The film sets up Pearce as the future of F1. He’s an immensely talented, calm, and media-shy Black driver grappling with the demands of global fame and team politics. It is a character brimming with narrative potential. Yet time after time, that potential is cut off at the knees in service of Pitt’s redemption arc.
We never get to sit fully with Pearce’s struggles or triumphs because the camera — and the script — remain relentlessly focused on Hayes. Idris does what he can with the material, hinting at Pearce’s layered psyche through subtle glances and clipped lines, but his story is ultimately flattened into the backdrop of Pitt’s comeback.
There was a rare chance here to centre an underrepresented voice in motorsport cinema, to allow a young Black driver to anchor a major Hollywood racing film in an industry still struggling with systemic racism. Instead, Pitt’s Hayes swoops in with wisdom, grit, and rule-breaking genius to save the day (*insert eyeroll*).

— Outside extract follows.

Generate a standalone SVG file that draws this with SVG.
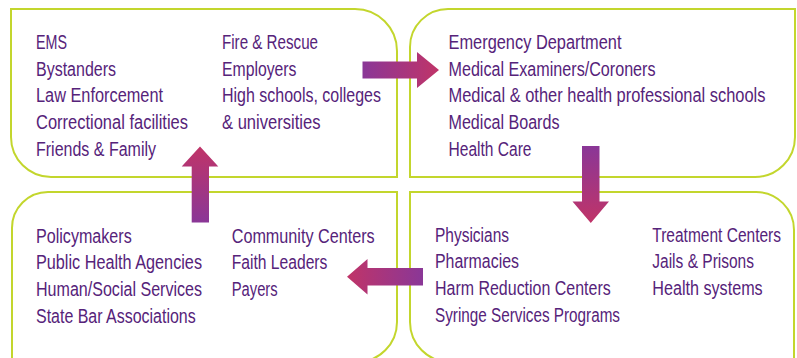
<svg xmlns="http://www.w3.org/2000/svg" width="797" height="358" viewBox="0 0 797 358">
<defs>
<style>
.box{fill:#ffffff;stroke:#c3d62d;stroke-width:2}
.t{font-family:"Liberation Sans",Arial,sans-serif;font-size:19.5px;fill:#56237a}
</style>
<linearGradient id="gR" x1="0" y1="0" x2="1" y2="0"><stop offset="0" stop-color="#8a3797"/><stop offset="1" stop-color="#c03468"/></linearGradient>
<linearGradient id="gD" x1="0" y1="0" x2="0" y2="1"><stop offset="0" stop-color="#8a3797"/><stop offset="1" stop-color="#c03468"/></linearGradient>
<linearGradient id="gL" x1="1" y1="0" x2="0" y2="0"><stop offset="0" stop-color="#8a3797"/><stop offset="1" stop-color="#c03468"/></linearGradient>
<linearGradient id="gU" x1="0" y1="1" x2="0" y2="0"><stop offset="0" stop-color="#8a3797"/><stop offset="1" stop-color="#c03468"/></linearGradient>
</defs>
<rect width="797" height="358" fill="#ffffff"/>

<g id="node-tl">
<path class="box" d="M11,9 H355 A42,42 0 0 1 397,51 V177 H51 A40,40 0 0 1 11,137 Z"/>
<text class="t" x="36" y="49" textLength="31" lengthAdjust="spacingAndGlyphs">EMS</text>
<text class="t" x="36" y="75.7" textLength="80" lengthAdjust="spacingAndGlyphs">Bystanders</text>
<text class="t" x="36" y="102.3" textLength="127" lengthAdjust="spacingAndGlyphs">Law Enforcement</text>
<text class="t" x="36" y="129" textLength="152" lengthAdjust="spacingAndGlyphs">Correctional facilities</text>
<text class="t" x="36" y="155.7" textLength="120" lengthAdjust="spacingAndGlyphs">Friends &amp; Family</text>
<text class="t" x="222" y="49" textLength="96" lengthAdjust="spacingAndGlyphs">Fire &amp; Rescue</text>
<text class="t" x="222" y="75.7" textLength="74.5" lengthAdjust="spacingAndGlyphs">Employers</text>
<text class="t" x="222" y="102.3" textLength="159" lengthAdjust="spacingAndGlyphs">High schools, colleges</text>
<text class="t" x="222" y="129" textLength="98.5" lengthAdjust="spacingAndGlyphs">&amp; universities</text>
</g>

<g id="node-tr">
<path class="box" d="M448,9 H795 V137 A40,40 0 0 1 755,177 H410 V47 A38,38 0 0 1 448,9 Z"/>
<text class="t" x="448.5" y="49" textLength="173" lengthAdjust="spacingAndGlyphs">Emergency Department</text>
<text class="t" x="448.5" y="75.7" textLength="207" lengthAdjust="spacingAndGlyphs">Medical Examiners/Coroners</text>
<text class="t" x="448.5" y="102.3" textLength="317" lengthAdjust="spacingAndGlyphs">Medical &amp; other health professional schools</text>
<text class="t" x="448.5" y="129" textLength="111" lengthAdjust="spacingAndGlyphs">Medical Boards</text>
<text class="t" x="448.5" y="155.7" textLength="83" lengthAdjust="spacingAndGlyphs">Health Care</text>
</g>

<g id="node-bl">
<path class="box" d="M48,192 H397 V322 A40,40 0 0 1 357,362 H12 V228 A36,36 0 0 1 48,192 Z"/>
<text class="t" x="36" y="242.7" textLength="95.7" lengthAdjust="spacingAndGlyphs">Policymakers</text>
<text class="t" x="36" y="269.3" textLength="166" lengthAdjust="spacingAndGlyphs">Public Health Agencies</text>
<text class="t" x="36" y="296" textLength="166" lengthAdjust="spacingAndGlyphs">Human/Social Services</text>
<text class="t" x="36" y="322.7" textLength="159.7" lengthAdjust="spacingAndGlyphs">State Bar Associations</text>
<text class="t" x="231.7" y="242.7" textLength="143" lengthAdjust="spacingAndGlyphs">Community Centers</text>
<text class="t" x="231.7" y="269.3" textLength="95.7" lengthAdjust="spacingAndGlyphs">Faith Leaders</text>
<text class="t" x="231.7" y="296" textLength="46" lengthAdjust="spacingAndGlyphs">Payers</text>
</g>

<g id="node-br">
<path class="box" d="M410,192 H756 A38,38 0 0 1 794,230 V362 H450 A40,40 0 0 1 410,322 Z"/>
<text class="t" x="435" y="241.7" textLength="74" lengthAdjust="spacingAndGlyphs">Physicians</text>
<text class="t" x="435" y="268.3" textLength="84" lengthAdjust="spacingAndGlyphs">Pharmacies</text>
<text class="t" x="435" y="295" textLength="175.7" lengthAdjust="spacingAndGlyphs">Harm Reduction Centers</text>
<text class="t" x="435" y="321.7" textLength="185" lengthAdjust="spacingAndGlyphs">Syringe Services Programs</text>
<text class="t" x="652.3" y="241.7" textLength="128.7" lengthAdjust="spacingAndGlyphs">Treatment Centers</text>
<text class="t" x="652.3" y="268.3" textLength="101.7" lengthAdjust="spacingAndGlyphs">Jails &amp; Prisons</text>
<text class="t" x="652.3" y="295" textLength="110.4" lengthAdjust="spacingAndGlyphs">Health systems</text>
</g>

<g id="connectors">
<path fill="url(#gR)" d="M362.5,61.5 H417 V52 L439,70 L417,88 V78.5 H362.5 Z"/>
<path fill="url(#gD)" d="M582,146 H599.5 V201.5 H609 L590.8,223 L572.5,201.5 H582 Z"/>
<path fill="url(#gL)" d="M423,268 V285.5 H367.5 V294.5 L347,276.8 L367.5,259 V268 Z"/>
<path fill="url(#gU)" d="M191.7,222.5 V166.5 H181.7 L200,146.5 L218.3,166.5 H209 V222.5 Z"/>
</g>
</svg>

And it’s that rule breaking that truly rankles F1 fans. The film portrays Hayes ignoring team orders, making reckless tire calls, and executing unsanctioned overtakes with triumphant bravado — all to the rousing hum of Hans Zimmer’s score.

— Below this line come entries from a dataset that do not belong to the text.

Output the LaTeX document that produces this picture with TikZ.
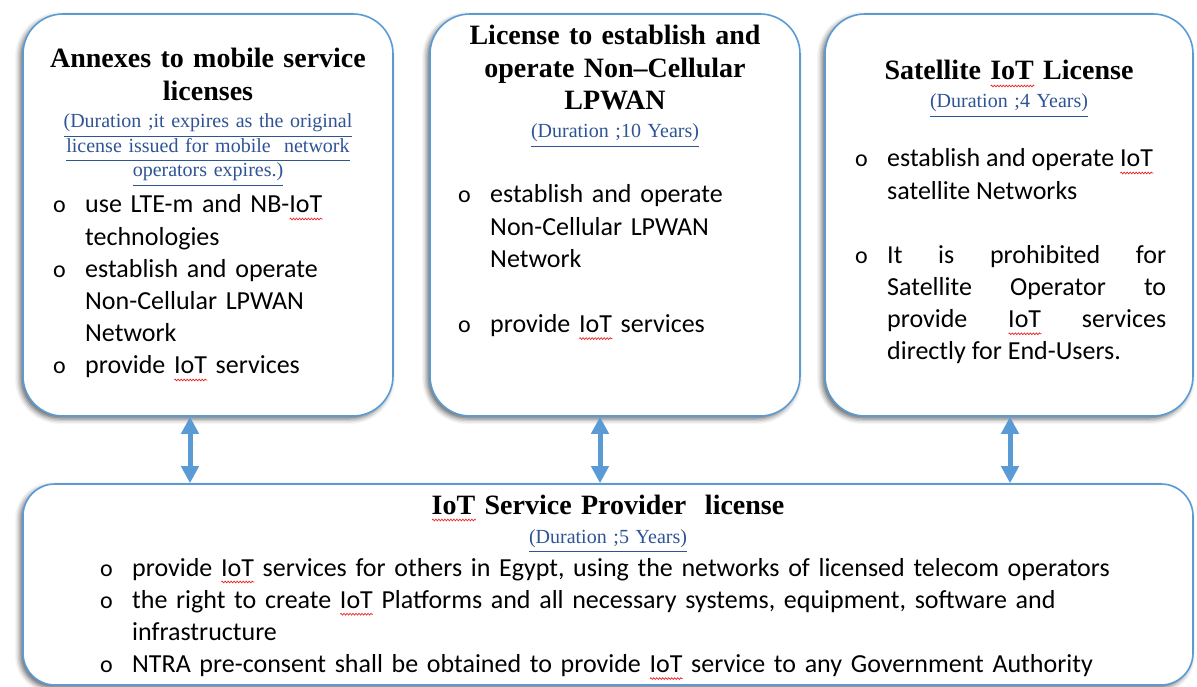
\documentclass[tikz,border=0pt]{standalone}
\usepackage{fontspec}
\setmainfont{Carlito}
\newfontfamily\serifface{Liberation Serif}
\usetikzlibrary{arrows.meta,shadows.blur,decorations.pathmorphing}

\definecolor{lineblue}{RGB}{91,155,213}
\definecolor{durblue}{RGB}{47,84,150}
\definecolor{spellred}{RGB}{235,40,40}

% bullet item, spell-check squiggle, underlined duration line
\newcommand\bul[1]{\hangindent=32pt\hangafter=1\noindent\makebox[32pt][l]{\fontsize{24}{24}\selectfont o}#1\par}
\newcommand\spell[1]{\setbox0=\hbox{#1}\leavevmode\rlap{\tikz[baseline=0pt]\draw[spellred, line width=0.7pt, decorate, decoration={zigzag, segment length=3pt, amplitude=0.9pt}] (0pt,-6pt) -- (\wd0,-6pt);}\box0\relax}
\newcommand\durl[1]{\setbox0=\hbox{#1}\leavevmode\rlap{\rule[-9pt]{\wd0}{1pt}}\box0\relax}

\hyphenpenalty=10000
\exhyphenpenalty=10000

\begin{document}
\begin{tikzpicture}[x=1pt, y=-1pt,
    licbox/.style={draw=lineblue, line width=1.6pt, fill=white, rounded corners=40pt,
      blur shadow={shadow xshift=-3pt, shadow yshift=-3pt, shadow blur radius=5pt, shadow opacity=60}},
    headtext/.style={font=\serifface\bfseries\fontsize{28}{32.5}\selectfont, align=center, anchor=base, text width=360pt, inner sep=0pt},
    durtext/.style={font=\serifface\fontsize{20}{24.5}\selectfont, text=durblue, align=center, anchor=base, text width=360pt, inner sep=0pt},
    itemtext/.style={font=\fontsize{26}{32.2}\selectfont, align=left, anchor=base west, inner sep=0pt},
    linkarrow/.style={draw=lineblue, line width=5pt, {Triangle[width=17pt,length=17pt]}-{Triangle[width=17pt,length=17pt]}}]
  \useasboundingbox (0,0) rectangle (1197,687);

  % boxes
  \node[licbox, minimum width=370pt, minimum height=402pt] (annex) at (208,215) {};
  \node[licbox, minimum width=370pt, minimum height=402pt] (lpwan) at (615,215) {};
  \node[licbox, minimum width=368pt, minimum height=402pt] (sat) at (1009,215) {};
  \node[licbox, rounded corners=32pt, minimum width=1170pt, minimum height=201pt] (isp) at (608,584.5) {};

  % annexes
  \node[headtext] (annex-t) at (208,68) {Annexes to mobile service\\licenses};
  \node[durtext] (annex-d) at (208,128) {\durl{(Duration ;it expires as the original}\\\durl{license issued for mobile~ network}\\\durl{operators expires.)}};
  \node[itemtext, text width=330pt] (annex-b) at (53,213) {%
    \bul{use LTE-m and NB-\spell{IoT}\newline technologies}
    \bul{establish and operate\newline Non-Cellular LPWAN\newline Network}
    \bul{provide \spell{IoT} services}};

  % non-cellular lpwan
  \node[headtext] (lpwan-t) at (615,45) {License to establish and\\operate Non–Cellular\\LPWAN};
  \node[durtext] (lpwan-d) at (615,138) {\durl{(Duration ;10 Years)}};
  \node[itemtext, text width=330pt] (lpwan-b) at (458,203) {%
    \bul{establish and operate\newline Non-Cellular LPWAN\newline Network}
    \vspace{33pt}
    \bul{provide \spell{IoT} services}};

  % satellite
  \node[headtext] (sat-t) at (1009,80) {Satellite \spell{IoT} License};
  \node[durtext] (sat-d) at (1009,108) {\durl{(Duration ;4 Years)}};
  \node[itemtext, align=justify, text width=311pt] (sat-b) at (855,167) {%
    \bul{establish and operate \spell{IoT}\newline satellite Networks}
    \vspace{32pt}
    \bul{It\hfill is\hfill prohibited\hfill for\break
      Satellite\hfill Operator\hfill to\break
      provide\hfill \spell{IoT}\hfill services\break
      directly for End-Users.}};

  % service provider
  \node[headtext, text width=900pt] (isp-t) at (608,514) {\spell{IoT} Service Provider~ license};
  \node[durtext] (isp-d) at (608,543) {\durl{(Duration ;5 Years)}};
  \node[itemtext, text width=1080pt] (isp-b) at (100,576) {%
    \bul{provide \spell{IoT} services for others in Egypt, using the networks of licensed telecom operators}
    \bul{the right to create \spell{IoT} Platforms and all necessary systems, equipment, software and\newline infrastructure}
    \bul{NTRA pre-consent shall be obtained to provide \spell{IoT} service to any Government Authority}};

  % links
  \coordinate (a1) at (190,0);
  \coordinate (a2) at (600,0);
  \coordinate (a3) at (1010,0);
  \draw[linkarrow] (annex.south -| a1) -- (isp.north -| a1);
  \draw[linkarrow] (lpwan.south -| a2) -- (isp.north -| a2);
  \draw[linkarrow] (sat.south -| a3) -- (isp.north -| a3);
\end{tikzpicture}
\end{document}
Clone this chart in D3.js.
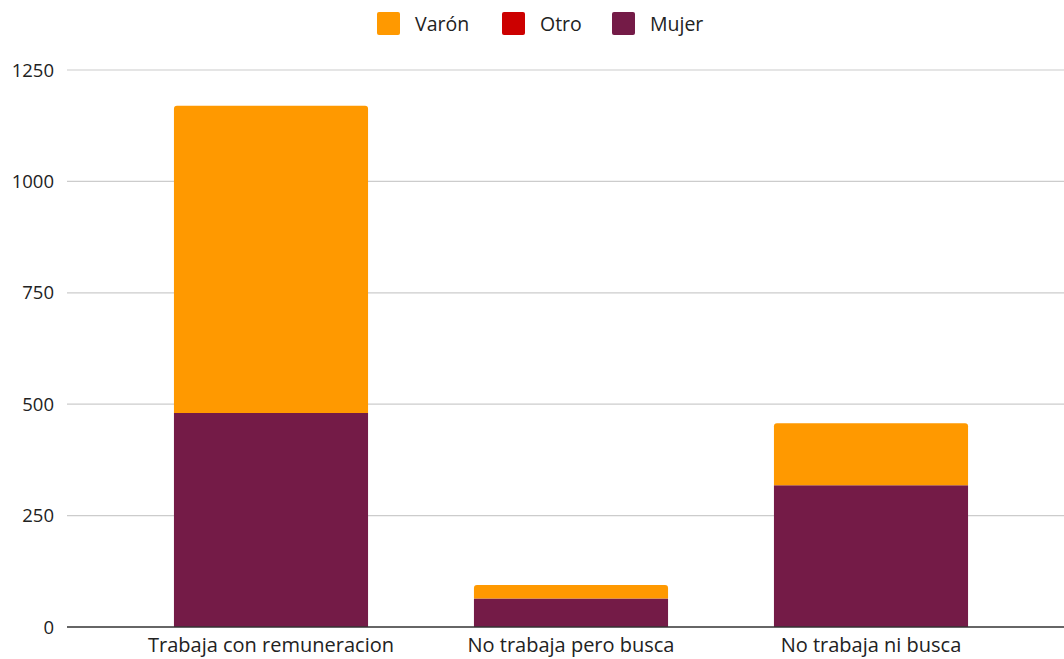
<!DOCTYPE html>
<html>
<head>
<meta charset="utf-8">
<script src="https://cdn.jsdelivr.net/npm/d3@7"></script>
<style>
  body { margin: 0; background: #fff; }
  text { font-family: "Open Sans", Lato, sans-serif; fill: #222; }
</style>
</head>
<body>
<svg id="chart"></svg>
<script>
// Categories along the x axis
const categories = ['Trabaja con remuneracion', 'No trabaja pero busca', 'No trabaja ni busca'];
// Series, stacked bottom to top: Mujer, Otro, Varón
const seriesNames = ['Mujer', 'Otro', 'Varón'];
const mujer = [480, 64, 318];
const otro = [0, 0, 0];
const varon = [690, 30, 139];
const yTicks = [0, 250, 500, 750, 1000, 1250];
// Legend order as shown on top
const legendOrder = ['Varón', 'Otro', 'Mujer'];

const width = 1064, height = 659;
const colors = { 'Varón': '#ff9900', 'Otro': '#cc0000', 'Mujer': '#741b47' };

const svg = d3.select('#chart')
    .attr('width', width)
    .attr('height', height);

const x = d3.scaleBand()
    .domain(categories)
    .range([121, 1021])
    .paddingInner(0.353)
    .paddingOuter(0.1765);

const y = d3.scaleLinear()
    .domain([0, 1250])
    .range([627, 70]);

// Gridlines
svg.append('g')
    .selectAll('line')
    .data(yTicks.filter(d => d > 0))
    .enter().append('line')
        .attr('x1', 67)
        .attr('x2', width)
        .attr('y1', d => y(d))
        .attr('y2', d => y(d))
        .attr('stroke', '#cccccc')
        .attr('stroke-width', 1.2);

// Y tick labels
svg.append('g')
    .selectAll('text')
    .data(yTicks)
    .enter().append('text')
        .attr('x', 54)
        .attr('y', d => y(d))
        .attr('dy', '0.36em')
        .attr('text-anchor', 'end')
        .style('font-size', '18.5px')
        .text(d => d);

// Stack the data
const table = categories.map((c, i) => ({ cat: c, 'Mujer': mujer[i], 'Otro': otro[i], 'Varón': varon[i] }));
const stacked = d3.stack().keys(seriesNames)(table);

// Top segment of each bar gets rounded corners
function topKey(d) {
    for (let k = seriesNames.length - 1; k >= 0; k--)
        if (d[seriesNames[k]] > 0) return seriesNames[k];
}

function segPath(x0, x1, y0, y1, r) {
    if (r <= 0) return `M${x0},${y1}V${y0}H${x1}V${y1}Z`;
    return `M${x0},${y1}V${y0 + r}Q${x0},${y0} ${x0 + r},${y0}H${x1 - r}Q${x1},${y0} ${x1},${y0 + r}V${y1}Z`;
}

svg.append('g')
    .selectAll('g')
    .data(stacked)
    .enter().append('g')
        .attr('fill', s => colors[s.key])
    .selectAll('path')
    .data(s => s.map(d => ({ key: s.key, d: d })))
    .enter().append('path')
        .filter(o => o.d[1] > o.d[0])
        .attr('d', o => {
            const x0 = x(o.d.data.cat), x1 = x0 + x.bandwidth();
            const r = topKey(o.d.data) === o.key ? 3 : 0;
            return segPath(x0, x1, y(o.d[1]), y(o.d[0]), r);
        });

// Baseline
svg.append('line')
    .attr('x1', 67)
    .attr('x2', width)
    .attr('y1', y(0))
    .attr('y2', y(0))
    .attr('stroke', '#333333')
    .attr('stroke-width', 1.5);

// Category labels
svg.append('g')
    .selectAll('text')
    .data(categories)
    .enter().append('text')
        .attr('x', d => x(d) + x.bandwidth() / 2)
        .attr('y', 652)
        .attr('text-anchor', 'middle')
        .style('font-size', '20px')
        .text(d => d);

// Legend
const legendX = { 'Varón': 377, 'Otro': 502, 'Mujer': 612 };
const legend = svg.append('g')
    .selectAll('g')
    .data(legendOrder)
    .enter().append('g')
        .attr('transform', d => `translate(${legendX[d]},12)`);

legend.append('rect')
    .attr('width', 23)
    .attr('height', 23)
    .attr('rx', 2)
    .attr('fill', d => colors[d]);

legend.append('text')
    .attr('x', 38)
    .attr('y', 11.5)
    .attr('dy', '0.36em')
    .style('font-size', '19.5px')
    .text(d => d);
</script>
</body>
</html>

The line “Who said anything about safe?” plays as a rebellious quip in the trailer, but within the real culture of F1, where drivers have died for far less, it feels almost grotesque.
The Fédération Internationale de l’Automobile’s (FIA) strict safety protocols aren’t narrative obstacles, they’re the thin line between life and death. Watching Hayes toss them aside for swagger turns the film into a cartoonish fantasy that undercuts its claim to authenticity.
But beyond technical inaccuracies and racing bravado lies another problem that simmers quietly throughout: the film’s treatment of women. Kerry Condon plays Kate McKenna, the APX GP team principal and the first woman in such a role in F1.
Her character begins with force, intelligence, and weary authority — the kind of female leadership rarely seen in motorsport stories. Yet midway through the film, she is swiftly relegated to a romantic subplot with Hayes. Her strategic genius is brushed aside to make space for longing looks and a tired midlife affair arc.
Even more galling is the treatment of Jodie, played by Callie Cooke, the team’s only female pit crew member. In one key pit stop sequence, Jodie fumbles and drops the tire gun. The scene is played for maximum tension, as if to say, “See what happens when you let a woman in?” Of course, she recovers heroically seconds later, but the damage is done.
Rather than showcasing the precision and calm under pressure that real pit crew women demonstrate daily, the film reduces her to a near-slapstick moment of incompetence redeemed only by silent determination — a quick beat for dramatic effect with no emotional payoff.
All of this combines to make F1: The Movie a deeply conflicted experience. It is undeniably thrilling in parts. The racing footage, much of it filmed during actual Grand Prix weekends, hums with authentic energy. The soundtrack is rousing, Pitt is charming, and Joseph Kosinski’s direction captures the scale and spectacle of Formula 1 better than any Hollywood attempt so far.
Yet the film’s narrative choices undermine its ambition.
For casual viewers, the movie works as entertainment — an accessible window into the high-speed theatre of F1, powered by Pitt’s enduring charisma. But for fans of the sport, its dismissal of FIA rules, its centring of a tired saviour narrative, and its disrespect for women’s presence in motorsport make it a frustrating — and almost insulting — experience.
Idris could have carried this film with ease. His role as Pearce is compelling enough to lead a franchise that challenges F1’s race and class hierarchies, while still delivering the rush of racing cinema. But in the end, Hollywood couldn’t resist Brad Pitt behind the wheel.
F1: The Movie is a testament to the enduring formula: star power over substance, speed over truth.